Colorado is a bona fide hotspot for hikers in the US, with Vail being one of its prime territories in which to enjoy a good schlep. The range of trails here cater to every denomination of hiker; Ptarmigan Loop and Firewood, for example, are scenic, tree-line trails, while Ridge Route offers an intermediate ridge climb of four miles and breathtaking scenery along the way. More serious climbers should ponder a more challenging wander to Booth Falls. At a total of just under 10 miles – and with an elevation gain of 3,000 – this hike is no walk in the park. The rewards are rich: Aspen groves, vivid wildflowers, and a number of falls, including Booth Falls itself (a majestic 60-feet-high). After your intense workout, you can enjoy the luxuries in one of the many hotel condominiums in Vail.
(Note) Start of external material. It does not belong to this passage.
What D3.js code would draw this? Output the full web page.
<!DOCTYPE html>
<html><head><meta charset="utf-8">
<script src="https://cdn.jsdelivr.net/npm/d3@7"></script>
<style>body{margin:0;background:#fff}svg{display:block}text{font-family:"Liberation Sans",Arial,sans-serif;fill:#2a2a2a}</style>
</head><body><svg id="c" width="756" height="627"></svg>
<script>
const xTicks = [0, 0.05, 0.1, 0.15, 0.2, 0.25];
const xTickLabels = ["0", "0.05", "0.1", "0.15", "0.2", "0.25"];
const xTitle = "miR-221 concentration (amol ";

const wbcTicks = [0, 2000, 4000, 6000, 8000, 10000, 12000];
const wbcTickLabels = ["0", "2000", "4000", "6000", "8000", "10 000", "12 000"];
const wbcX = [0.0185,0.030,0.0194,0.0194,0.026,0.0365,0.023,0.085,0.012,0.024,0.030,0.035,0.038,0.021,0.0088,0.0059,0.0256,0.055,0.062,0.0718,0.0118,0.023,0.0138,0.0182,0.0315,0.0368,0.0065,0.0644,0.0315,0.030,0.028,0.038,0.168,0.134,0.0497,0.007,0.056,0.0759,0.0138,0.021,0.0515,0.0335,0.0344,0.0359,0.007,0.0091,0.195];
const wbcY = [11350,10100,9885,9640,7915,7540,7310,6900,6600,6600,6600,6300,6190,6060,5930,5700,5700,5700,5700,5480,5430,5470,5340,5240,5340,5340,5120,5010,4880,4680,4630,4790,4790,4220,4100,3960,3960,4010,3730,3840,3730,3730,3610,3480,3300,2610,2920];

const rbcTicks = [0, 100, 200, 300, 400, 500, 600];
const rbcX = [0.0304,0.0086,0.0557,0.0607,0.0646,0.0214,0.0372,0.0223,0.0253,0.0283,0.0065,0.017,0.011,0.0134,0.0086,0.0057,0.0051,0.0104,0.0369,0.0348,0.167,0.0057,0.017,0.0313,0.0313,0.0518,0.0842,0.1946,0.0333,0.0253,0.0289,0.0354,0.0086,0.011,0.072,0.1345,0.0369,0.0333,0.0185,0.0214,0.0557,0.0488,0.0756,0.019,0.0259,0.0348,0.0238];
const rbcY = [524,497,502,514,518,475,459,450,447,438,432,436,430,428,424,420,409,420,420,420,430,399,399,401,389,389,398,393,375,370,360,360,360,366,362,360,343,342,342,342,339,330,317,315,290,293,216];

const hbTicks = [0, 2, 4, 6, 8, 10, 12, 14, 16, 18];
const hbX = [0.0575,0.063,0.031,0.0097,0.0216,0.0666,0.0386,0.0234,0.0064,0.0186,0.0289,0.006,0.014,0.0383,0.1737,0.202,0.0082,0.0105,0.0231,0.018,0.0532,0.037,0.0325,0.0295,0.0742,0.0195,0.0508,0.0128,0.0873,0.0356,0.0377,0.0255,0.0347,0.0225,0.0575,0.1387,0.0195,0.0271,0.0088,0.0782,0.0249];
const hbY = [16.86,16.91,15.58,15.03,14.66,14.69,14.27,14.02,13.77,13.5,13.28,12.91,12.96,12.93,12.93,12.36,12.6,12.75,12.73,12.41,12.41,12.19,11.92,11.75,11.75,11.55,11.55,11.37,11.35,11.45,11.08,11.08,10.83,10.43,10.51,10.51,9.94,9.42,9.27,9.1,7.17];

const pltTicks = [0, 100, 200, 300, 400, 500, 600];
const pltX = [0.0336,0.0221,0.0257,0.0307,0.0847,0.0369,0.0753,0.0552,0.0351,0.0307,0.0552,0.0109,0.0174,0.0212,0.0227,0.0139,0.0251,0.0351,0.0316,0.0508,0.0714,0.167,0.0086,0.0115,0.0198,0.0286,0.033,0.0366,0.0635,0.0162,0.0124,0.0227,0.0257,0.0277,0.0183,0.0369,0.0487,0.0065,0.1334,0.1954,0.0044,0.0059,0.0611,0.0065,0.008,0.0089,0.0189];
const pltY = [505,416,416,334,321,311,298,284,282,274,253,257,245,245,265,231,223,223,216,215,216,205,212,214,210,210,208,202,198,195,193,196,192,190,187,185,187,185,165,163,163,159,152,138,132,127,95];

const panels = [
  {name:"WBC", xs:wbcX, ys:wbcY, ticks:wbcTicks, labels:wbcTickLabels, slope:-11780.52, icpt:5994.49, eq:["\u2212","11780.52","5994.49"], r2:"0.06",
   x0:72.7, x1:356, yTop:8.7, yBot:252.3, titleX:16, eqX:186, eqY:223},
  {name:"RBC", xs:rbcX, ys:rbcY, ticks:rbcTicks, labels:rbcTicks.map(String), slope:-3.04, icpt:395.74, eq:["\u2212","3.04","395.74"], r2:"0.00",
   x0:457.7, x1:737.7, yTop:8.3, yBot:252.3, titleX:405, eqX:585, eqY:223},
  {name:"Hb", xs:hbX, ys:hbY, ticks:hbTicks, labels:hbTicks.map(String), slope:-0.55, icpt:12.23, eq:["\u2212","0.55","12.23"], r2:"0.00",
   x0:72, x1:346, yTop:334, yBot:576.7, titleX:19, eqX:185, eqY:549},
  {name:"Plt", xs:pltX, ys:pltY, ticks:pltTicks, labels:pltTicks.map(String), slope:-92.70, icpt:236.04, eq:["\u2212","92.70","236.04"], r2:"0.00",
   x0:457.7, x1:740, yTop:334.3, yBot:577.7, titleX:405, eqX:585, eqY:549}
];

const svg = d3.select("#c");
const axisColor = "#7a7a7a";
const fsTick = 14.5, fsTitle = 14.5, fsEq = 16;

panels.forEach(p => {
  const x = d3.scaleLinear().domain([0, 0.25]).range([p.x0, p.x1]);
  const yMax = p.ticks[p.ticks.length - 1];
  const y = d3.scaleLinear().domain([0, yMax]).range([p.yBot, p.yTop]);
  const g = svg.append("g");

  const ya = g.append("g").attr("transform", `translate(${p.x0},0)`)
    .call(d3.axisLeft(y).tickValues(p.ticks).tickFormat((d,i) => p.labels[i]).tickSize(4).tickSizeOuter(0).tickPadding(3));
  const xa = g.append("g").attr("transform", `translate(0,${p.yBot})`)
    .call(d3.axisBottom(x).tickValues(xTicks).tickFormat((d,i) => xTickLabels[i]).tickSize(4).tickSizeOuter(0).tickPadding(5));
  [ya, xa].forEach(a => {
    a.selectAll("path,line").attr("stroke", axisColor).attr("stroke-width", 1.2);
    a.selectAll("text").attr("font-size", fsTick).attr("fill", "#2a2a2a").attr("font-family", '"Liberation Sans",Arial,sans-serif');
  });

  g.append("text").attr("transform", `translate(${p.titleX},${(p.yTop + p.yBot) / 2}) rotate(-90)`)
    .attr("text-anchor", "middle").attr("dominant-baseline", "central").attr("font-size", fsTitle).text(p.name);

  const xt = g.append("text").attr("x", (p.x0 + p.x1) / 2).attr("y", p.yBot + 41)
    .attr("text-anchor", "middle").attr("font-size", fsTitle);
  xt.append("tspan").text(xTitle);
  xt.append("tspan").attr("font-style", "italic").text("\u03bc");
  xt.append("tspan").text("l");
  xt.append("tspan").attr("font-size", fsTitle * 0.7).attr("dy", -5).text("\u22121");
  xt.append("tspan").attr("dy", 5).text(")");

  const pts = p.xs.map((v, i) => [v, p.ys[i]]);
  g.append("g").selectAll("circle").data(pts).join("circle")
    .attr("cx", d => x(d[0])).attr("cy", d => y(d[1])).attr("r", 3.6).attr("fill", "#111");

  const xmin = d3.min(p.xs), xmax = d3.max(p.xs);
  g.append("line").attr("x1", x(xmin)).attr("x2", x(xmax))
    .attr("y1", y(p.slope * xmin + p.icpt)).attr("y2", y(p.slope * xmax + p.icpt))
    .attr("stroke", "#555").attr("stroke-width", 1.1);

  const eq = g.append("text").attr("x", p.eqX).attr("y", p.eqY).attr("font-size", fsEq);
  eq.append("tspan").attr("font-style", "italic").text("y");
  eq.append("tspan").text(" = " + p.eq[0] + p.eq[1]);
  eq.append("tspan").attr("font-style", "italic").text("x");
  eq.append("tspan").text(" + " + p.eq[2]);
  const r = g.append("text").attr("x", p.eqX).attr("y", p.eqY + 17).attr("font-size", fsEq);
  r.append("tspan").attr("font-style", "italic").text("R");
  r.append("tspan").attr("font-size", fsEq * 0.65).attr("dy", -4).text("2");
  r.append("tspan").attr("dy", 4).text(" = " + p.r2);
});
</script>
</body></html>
Diamond Head Summit Trail, Oahu
Waikiki Beach and its beautiful hotel condominiums may be what lures in many of Oahu’s tourists, but no visit here is complete without a hike along the Diamond Head Summit Trail. The hike starts out at the Diamond State Head Monument, situated directly in the middle of the Diamond Head volcano crater (it’s been dormant for some 150,000 years). Hikers then ascend from the crater floor, up the inside of its steep rim, passing through lush vegetation – home to exotic Hawaiian birds. At the top you’re greeted by former World War II bunkers, from which you’re gifted with 360-degree views of the island, including nearby Waikiki Beach.
Deer Valley, Utah
‘Small’ is not a word that’s in the vocabulary of Deer Valley Resort in Utah. No fewer than six mountains are located within the 2,000 acre ski resort. In the summer, when the snow begins to melt, the skis come off and the hiking boots go on. The most popular Deer Valley peak to climb is Bald Mountain. Starting out from Silver Lake Village, hikers can work their way up three distinctive trails: Sultan Out and Back, Silver Lake and Ontario Canyon. All three wend their way through dense pine forest, and have scenic stop-offs en route to the highest point. Silver Lake Village itself provides hikers with a café, first aid, and bike rentals.
Jackson Hole, Wyoming
Hikers in Jackson Hole, Wyoming can get off to a flying start: The Aerial Tram here ascends 4,139 feet in nine minutes, leaving you right in the thick of the lofty peaks of the Southern Tetons. Those looking to take it easy, or with small children, can opt for one of Jackson Hole’s more moderate hikes. Top of the World is a 45-minute round trip that whisks hikers along the Rendezvous Mountain ridgeline and through blankets of alpine wildflowers. Another easygoing trail is Corbet’s Trail – which leads to the entrance of Corbet’s Couloir, tackled in the winter by skiers and boarders. A more challenging Jackson Hole hike comes in the form of Ride Up, Walk Down – a summit-to-the-base (or the other way round) trail across both Rendezvous and Apres Vous Mountains. Moose and deer are common sights along this here. As the name suggests, if you’ve walked up to the top of the mountains, you’re eligible for the free tram ride back down!